Sorry, I wrote this reply before reading yours.

denis
-- 
_________________
vita es estrany
spir.wikidot.com

April 14, 2011
> Nah, it's simpler than that:
>
> assert(is(typeof(b) == int[]));
>
> which is done by retro (it detects if you're retro-ing a retro range, and
> just returns the original).
>
> -Steve

Makes sense. But still, I think inlining is responsible for the following code generating identical machine code:

import std.range;
import std.stdio;
import std.algorithm;

int id(int a){return a;}

void main(){
	int[] a=new int[1000];
	auto b=retro(map!id(map!id(retro(a))));
	writeln(b.front);
}

Correct me if I'm wrong, but I think phobos does only handle the special case
retro(retro(x)) explicitly.

-Timon
April 14, 2011
> Should the compiler optimise by computing n only once? (even possibly at
compile-time)
> Then, what if I'm doing that in purpose? (be it stupid or not)
>
> Denis

What is the difference?

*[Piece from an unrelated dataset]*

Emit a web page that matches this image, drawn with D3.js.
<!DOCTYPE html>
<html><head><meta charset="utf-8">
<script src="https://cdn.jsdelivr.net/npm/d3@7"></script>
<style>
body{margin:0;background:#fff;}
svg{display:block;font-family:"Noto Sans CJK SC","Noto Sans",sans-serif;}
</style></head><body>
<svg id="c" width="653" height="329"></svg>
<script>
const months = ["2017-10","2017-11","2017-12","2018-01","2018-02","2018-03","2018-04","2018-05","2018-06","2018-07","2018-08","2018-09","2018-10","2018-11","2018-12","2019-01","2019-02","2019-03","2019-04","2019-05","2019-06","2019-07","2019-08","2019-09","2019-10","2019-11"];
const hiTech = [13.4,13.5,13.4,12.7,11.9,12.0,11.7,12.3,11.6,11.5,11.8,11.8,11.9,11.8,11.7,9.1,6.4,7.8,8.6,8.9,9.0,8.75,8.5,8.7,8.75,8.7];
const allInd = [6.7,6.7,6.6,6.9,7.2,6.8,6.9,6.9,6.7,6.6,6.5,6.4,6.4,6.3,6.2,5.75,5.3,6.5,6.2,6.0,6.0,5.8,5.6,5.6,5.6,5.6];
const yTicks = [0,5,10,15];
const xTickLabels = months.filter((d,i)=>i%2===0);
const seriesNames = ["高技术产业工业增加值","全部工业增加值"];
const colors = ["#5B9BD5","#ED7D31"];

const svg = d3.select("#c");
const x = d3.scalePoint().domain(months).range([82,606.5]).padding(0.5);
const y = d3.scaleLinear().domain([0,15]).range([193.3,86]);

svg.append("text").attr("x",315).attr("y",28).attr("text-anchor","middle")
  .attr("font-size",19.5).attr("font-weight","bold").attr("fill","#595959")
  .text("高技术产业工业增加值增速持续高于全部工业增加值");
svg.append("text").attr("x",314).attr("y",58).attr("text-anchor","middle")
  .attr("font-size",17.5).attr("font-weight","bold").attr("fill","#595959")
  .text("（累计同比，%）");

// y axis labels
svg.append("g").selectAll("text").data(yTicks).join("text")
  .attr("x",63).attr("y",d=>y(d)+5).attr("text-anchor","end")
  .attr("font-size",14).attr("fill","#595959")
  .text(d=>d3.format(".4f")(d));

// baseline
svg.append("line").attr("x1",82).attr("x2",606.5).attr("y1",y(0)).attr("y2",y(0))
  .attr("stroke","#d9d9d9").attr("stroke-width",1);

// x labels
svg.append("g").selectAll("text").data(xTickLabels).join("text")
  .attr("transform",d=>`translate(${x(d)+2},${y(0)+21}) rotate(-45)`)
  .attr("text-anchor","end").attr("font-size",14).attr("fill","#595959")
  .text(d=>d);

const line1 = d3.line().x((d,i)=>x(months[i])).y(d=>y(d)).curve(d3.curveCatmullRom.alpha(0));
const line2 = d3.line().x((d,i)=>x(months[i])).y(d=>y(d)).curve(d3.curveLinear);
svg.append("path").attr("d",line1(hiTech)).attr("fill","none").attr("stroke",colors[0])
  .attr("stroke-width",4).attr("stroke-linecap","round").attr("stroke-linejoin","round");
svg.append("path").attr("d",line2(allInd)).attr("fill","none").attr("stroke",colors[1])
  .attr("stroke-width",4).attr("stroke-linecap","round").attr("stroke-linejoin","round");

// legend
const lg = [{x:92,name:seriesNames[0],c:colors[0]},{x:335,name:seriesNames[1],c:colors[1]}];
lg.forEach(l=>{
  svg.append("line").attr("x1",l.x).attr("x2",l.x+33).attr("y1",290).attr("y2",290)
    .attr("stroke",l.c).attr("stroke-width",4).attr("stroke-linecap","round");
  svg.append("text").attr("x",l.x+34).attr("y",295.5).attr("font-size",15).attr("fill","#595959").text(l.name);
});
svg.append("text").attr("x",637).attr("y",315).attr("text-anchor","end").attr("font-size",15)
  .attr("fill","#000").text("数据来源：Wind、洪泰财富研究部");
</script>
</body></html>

The only thing that is affected by this optimization is execution speed. Optimizing is about implementing the requested semantics in an efficient matter. Why would you actually want to suppress completely safe optimizations? Also, when benchmarking, you don't usually want to benchmark unoptimized code. Or am I misunderstanding something?

If absolutely necessary, you can always use the volatile keyword to disable all optimizations on a given variable, or call the function explicitly using inline ASM.